Recent developments in the Pearl
The Portland Institute for Contemporary Art (PICA) has a new curator, Stuart Horodner. His first show, "BEhold," deals with the messy phenomenon of accumulation in the work of four different artists: Lynn Cazabon, Lisa Hoke, Richard Klein and Al Souza.

This is a change of aesthetics from director Kristi Edmunds' shows, which tended towards surgically clean installations by Kate Shepherd and Erika Blumenthal (reviewed last month). Maybe Edmunds simply needed a cleaning frenzy after the unruly start of PICA's OPEN WALLS show (which invited every Portland artist it could fit)?

It is good that PICA chose someone with divergent aesthetics, because between the ultra-clean design inside the Vitra design shop and the starkness of architect Brad Cloepfil's (Allied Architects) work for the Weiden + Kennedy building and the PDX gallery, an unsustainable subtext of "clean minimalist lines = taste" was starting to be made.

Horodner's arrival keeps the architect's and the artists' achievements from becoming commonplace and unnecessarily diluted. "BEhold" opens May 3.

Savage Art: One of Portland's newer galleries.

New galleries
Also of note is the recent relocation of Savage Art to the Pearl. By moving from its old space on the South Park Blocks, the gallery will welcomely up the ante in a blue-chip fashion by forcing comparisons and dialog between Portland and New York. Savage cut her art-world teeth at Sotheby's.

This move by Savage is crucial since Northwest art often runs the risk of insulating itself by focusing exclusively on Northwest art.
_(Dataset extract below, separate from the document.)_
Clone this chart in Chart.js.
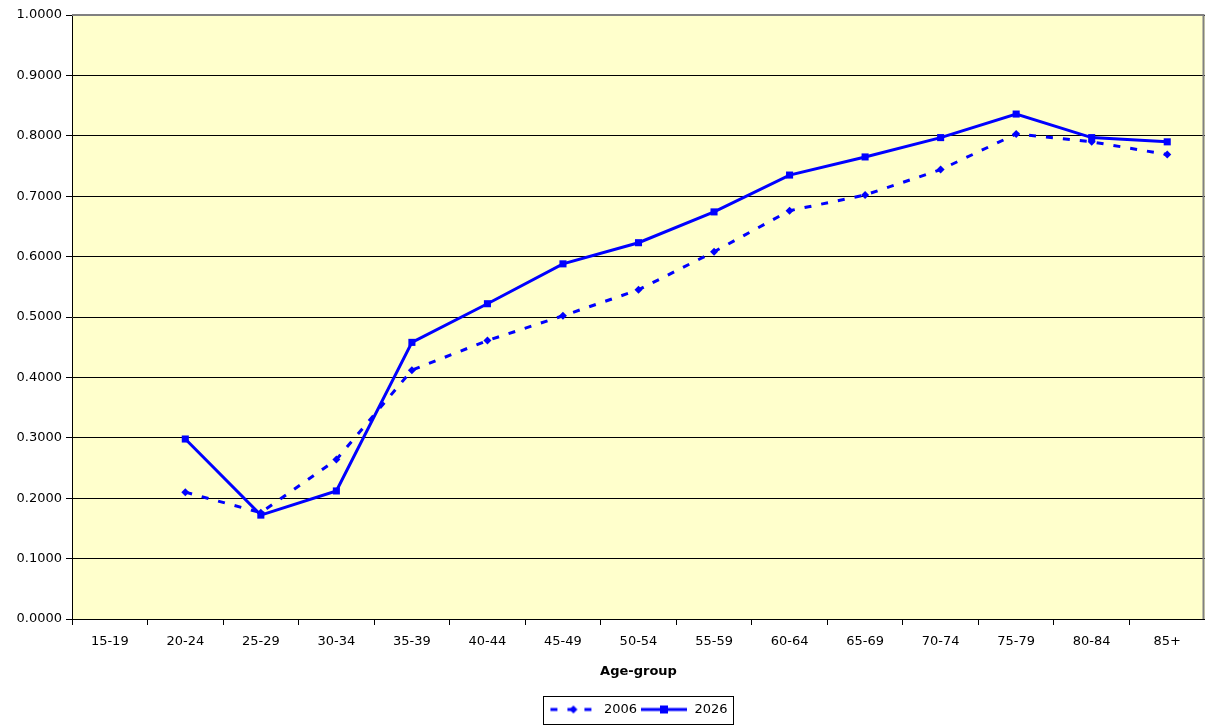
<!DOCTYPE html>
<html>
<head>
<meta charset="utf-8">
<script src="https://cdn.jsdelivr.net/npm/chart.js@4"></script>
<style>
  html, body { margin: 0; padding: 0; background: #fff; }
  #wrap { width: 1205px; height: 726px; }
</style>
</head>
<body>
<div id="wrap"><canvas id="chart"></canvas></div>
<script>
// values
const ageGroups = ['15-19', '20-24', '25-29', '30-34', '35-39', '40-44', '45-49', '50-54',
  '55-59', '60-64', '65-69', '70-74', '75-79', '80-84', '85+'];
const values2006 = [null, 0.210, 0.176, 0.264, 0.412, 0.461, 0.502, 0.545, 0.608, 0.676, 0.702, 0.744, 0.803, 0.790, 0.769];
const values2026 = [null, 0.298, 0.172, 0.212, 0.458, 0.522, 0.588, 0.623, 0.674, 0.735, 0.765, 0.797, 0.836, 0.797, 0.790];

const FONT = 'DejaVu Sans';
const BLUE = '#0000FF';

// small legend swatches: line with a marker in the middle
function swatch(dashed, marker) {
  const c = document.createElement('canvas');
  c.width = 48; c.height = 10;
  const g = c.getContext('2d');
  g.strokeStyle = BLUE; g.fillStyle = BLUE; g.lineWidth = 3;
  if (dashed) g.setLineDash([7, 10]);
  g.beginPath(); g.moveTo(1, 5); g.lineTo(47, 5); g.stroke();
  if (marker === 'diamond') {
    g.beginPath(); g.moveTo(24, 1); g.lineTo(28, 5); g.lineTo(24, 9); g.lineTo(20, 5); g.closePath(); g.fill();
  } else {
    g.fillRect(20, 1, 8, 8);
  }
  return c;
}
const legendIcons = [swatch(true, 'diamond'), swatch(false, 'square')];

const plotBg = {
  id: 'plotBg',
  beforeDraw(chart) {
    const { ctx, chartArea: a } = chart;
    ctx.save();
    ctx.fillStyle = '#FFFFCC';
    ctx.fillRect(a.left, a.top, a.right - a.left, a.bottom - a.top);
    ctx.restore();
  },
  beforeDatasetsDraw(chart) {
    // grey frame on top and right of the plot area
    const { ctx, chartArea: a } = chart;
    ctx.save();
    ctx.strokeStyle = '#808080'; ctx.lineWidth = 2;
    ctx.beginPath();
    ctx.moveTo(a.left, a.top);
    ctx.lineTo(a.right - 1.5, a.top);
    ctx.lineTo(a.right - 1.5, a.bottom);
    ctx.stroke();
    ctx.restore();
  },
  afterDraw(chart) {
    const boxes = chart.legend.legendHitBoxes;
    if (!boxes || !boxes.length) return;
    const ctx = chart.ctx;
    const l = Math.min(...boxes.map(b => b.left)) - 6;
    const r = Math.max(...boxes.map(b => b.left + b.width)) + 6;
    const mid = boxes[0].top + boxes[0].height / 2;
    ctx.save();
    ctx.strokeStyle = '#000'; ctx.lineWidth = 1;
    ctx.strokeRect(Math.round(l) + 0.5, Math.round(mid - 14) + 0.5, Math.round(r - l), 28);
    ctx.restore();
  }
};

new Chart(document.getElementById('chart'), {
  type: 'line',
  data: {
    labels: ageGroups,
    datasets: [
      {
        label: '2006',
        data: values2006,
        borderColor: BLUE, backgroundColor: BLUE,
        borderWidth: 3, borderDash: [7, 10],
        pointStyle: 'rectRot', pointRadius: 4, pointBorderWidth: 0,
        tension: 0
      },
      {
        label: '2026',
        data: values2026,
        borderColor: BLUE, backgroundColor: BLUE,
        borderWidth: 3,
        pointStyle: 'rect', pointRadius: 5, pointBorderWidth: 0,
        tension: 0
      }
    ]
  },
  options: {
    responsive: true,
    maintainAspectRatio: false,
    animation: false,
    layout: { autoPadding: false, padding: { top: 15, right: 0, left: 0, bottom: 0 } },
    scales: {
      x: {
        offset: true,
        afterFit(scale) { scale.height = 81; scale.paddingLeft = 0; scale.paddingRight = 0; },
        grid: { offset: true, drawOnChartArea: false, drawTicks: true, tickLength: 6, color: '#000' },
        border: { color: '#000' },
        ticks: { color: '#000', font: { family: FONT, size: 13 }, padding: 9 },
        title: { display: true, text: 'Age-group', color: '#000', font: { family: FONT, size: 13, weight: 'bold' }, padding: { top: 6, bottom: 21 } }
      },
      y: {
        min: 0, max: 1,
        afterFit(scale) { scale.width = 72; },
        grid: { color: '#000', lineWidth: 1, drawTicks: true, tickLength: 6 },
        border: { color: '#000' },
        ticks: {
          stepSize: 0.1, color: '#000', padding: 4,
          font: { family: FONT, size: 13 },
          callback: v => v.toFixed(4)
        }
      }
    },
    plugins: {
      legend: {
        position: 'bottom',
        fullSize: false,
        labels: {
          color: '#000',
          font: { family: FONT, size: 13 },
          usePointStyle: true,
          pointStyleWidth: 48,
          boxHeight: 10,
          padding: 3,
          generateLabels(chart) {
            return chart.data.datasets.map((ds, i) => ({
              text: ds.label,
              pointStyle: legendIcons[i],
              fillStyle: BLUE, strokeStyle: BLUE,
              lineWidth: 0, hidden: false, datasetIndex: i,
              fontColor: '#000'
            }));
          }
        }
      },
      tooltip: { enabled: false }
    }
  },
  plugins: [plotBg]
});
</script>
</body>
</html>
It also makes a good case for the Northwest when the locals can stand, and occasionally triumph, in comparison against the international standards.

The architect for Savage's new gallery space must have intuited the need and created a medium-sized front exhibition space in order to engage in dialog with the street through its ample windows.

Even before Savage, the PDX gallery created its Open Window Project. PDX's project solved that age-old "galleries are intimidating" bunyip.

The Window Project gives contemporary art in the Pearl a casual Northwest confidence that Kenny Scharf's Nordstrom window installation downtown lacked last year.

Hybrid exhibition spaces
Galleries are not the only spaces fostering visual culture in the Pearl. In fact, hybrid exhibition spaces like the Little Wing Café, Visage Eyewear, Michael G. Ferguson Insurance, 750 ml, Torrefazione, Utrecht Art Supply and Powell's Books have all made commitments to exhibitions by artists with serious intent.

These hybrid spaces, the real testing grounds of the Pearl, are invaluable. Someone right out of Pacific Northwest College of Art is unlikely to have the dialog or experience with the grit of life to resonate like someone seasoned in the Pearl's trenches.

Gallery Nil: The Jaqueline Ehlis exhibit.

A place to use your discretion
The Everett Station Lofts (between Everett and Davis on Broadway) are very important exhibition spaces that many First Thursdayers simply are unaware of.

Here, galleries like Nil, Inchmeal, Fleck and 101 provide some of the fiercest and -- surprisingly -- some of the most accomplished shows in Portland.

In these lofts the artists often get only one night (First Thursday) to showcase. That lends the shows an immediacy that can be elevated to fresh eloquence, or deflated to sophomoric narcissism.

For the developed eye, this is where you can discover talent. Some of these shows provide the aesthetic challenges that most of the moderately successful galleries established in the Pearl need to tap in order to take things to the next level.

And there you have it
In the end, it is up to artists and gallery-goers to be critical and insightful enough to separate the Pearl from the similarities omnipresent from Seattle to San Diego.

The Pearl's atmosphere is conducive; cafes, shops and galleries do take some direction from the artist community. The reason for this: right now, not enough people live in the unfinished buildings to set the tone and the artists have become the de facto voice.

This tone (let's call it informed connoisseurship) has to be a product of real effort and reflection.

Can culture be built out of ghost town? Yes, but unless effort is applied to insight, another mall by any other name will not smell as sweet.